Once, a four-year-old girl spotted Raleigh across a room. She wanted to pet him, but was afraid to get close. Eventually, her curiosity overcame her sense of caution and she spent several minutes talking to him and petting him. She discovered that he is a gentle creature, even though he is powerful.
The combination of these qualities reminds me of what we read about Jesus in the New Testament. Jesus was approachable—He welcomed little children (Matt. 19:13–15). He was kind to an adulterous woman in a desperate situation (John 8:1–11). Compassion motivated Him to teach crowds (Mark 6:34). At the same time, Jesus’s power was astounding. Heads turned and jaws dropped as He subdued demons, calmed violent storms, and resurrected dead people! (Mark 1:21–34; 4:35–41; John 11).

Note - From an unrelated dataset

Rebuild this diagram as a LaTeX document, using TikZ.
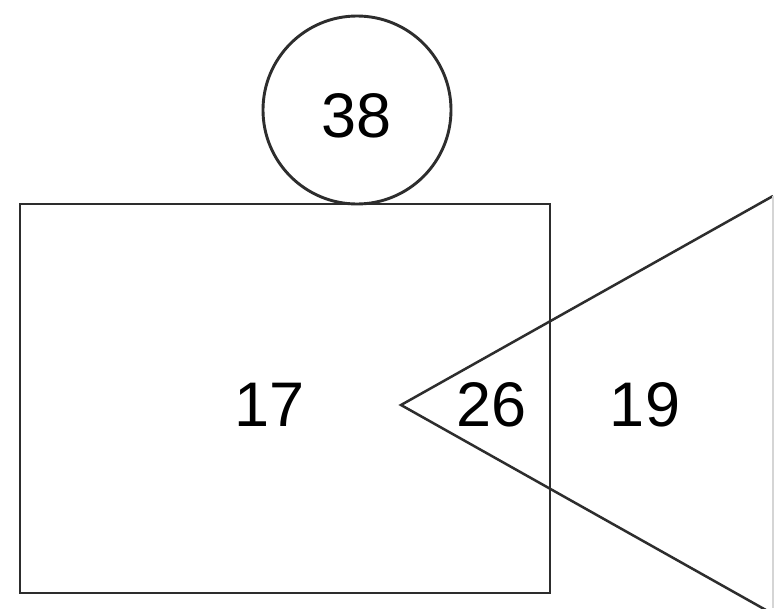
\documentclass[tikz,border=0pt]{standalone}
\usepackage{fontspec}
\setmainfont{Liberation Sans}
\definecolor{shapegray}{RGB}{45,45,45}
\usetikzlibrary{positioning}

\begin{document}
\begin{tikzpicture}[x=1pt, y=-1pt, line width=2.9pt,
    num/.style={font=\fontsize{63}{75}\selectfont, inner sep=0pt}]
        \useasboundingbox (0,0) rectangle (775,608);
        \fill[white] (0,0) rectangle (775,608);
        \draw[draw=shapegray] (357,110) circle (94);
        \draw[draw=shapegray] (20,204) rectangle (550,593);
        \draw[draw=shapegray, line width=2.5pt] (773,196) -- (401,405) -- (773,614);
        \draw[draw=shapegray!20, line width=1.5pt] (773,196) -- (773,608);
        \node[num] (c38) at (357,116) {38};
        \node[num] (r17) at (270,405) {17};
        \node[num] (t26) at (492,405) {26};
        \node[num] (o19) at (645,405) {19};
      \end{tikzpicture}
\end{document}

The way we see Jesus determines how we relate to Him. If we focus only on His power, we may treat Him with the detached worship we’d give a comic book superhero. Yet, if we overemphasize His kindness, we risk treating Him too casually. The truth is that Jesus is both at once—great enough to deserve our obedience yet humble enough to call us friends.
Jesus, thank You for the privilege of knowing You. I acknowledge Your gentle power. I worship You as the Son of God—full of grace and glory.
What we think of Jesus shows in how we relate with Him.
Jesus spoke of “a new commandment” to love one another (John 13:34). The command to love is not entirely new (1 John 2:7), for God commanded every Jew to “love your neighbor as yourself” (Lev. 19:18; Matt. 5:43; 22:39). What is new is that Jesus raised the bar to the highest standard of loving: “As I have loved you, so you must love one another” (John 13:34). He used the words servants and friends to contrast the new level of love and intimacy we now have with Him. The one who loved you as He loved Himself is a true friend, one who will humbly and lovingly serve you (13:1–17), and one who sacrificially loved you, even laying down His life for you (15:13).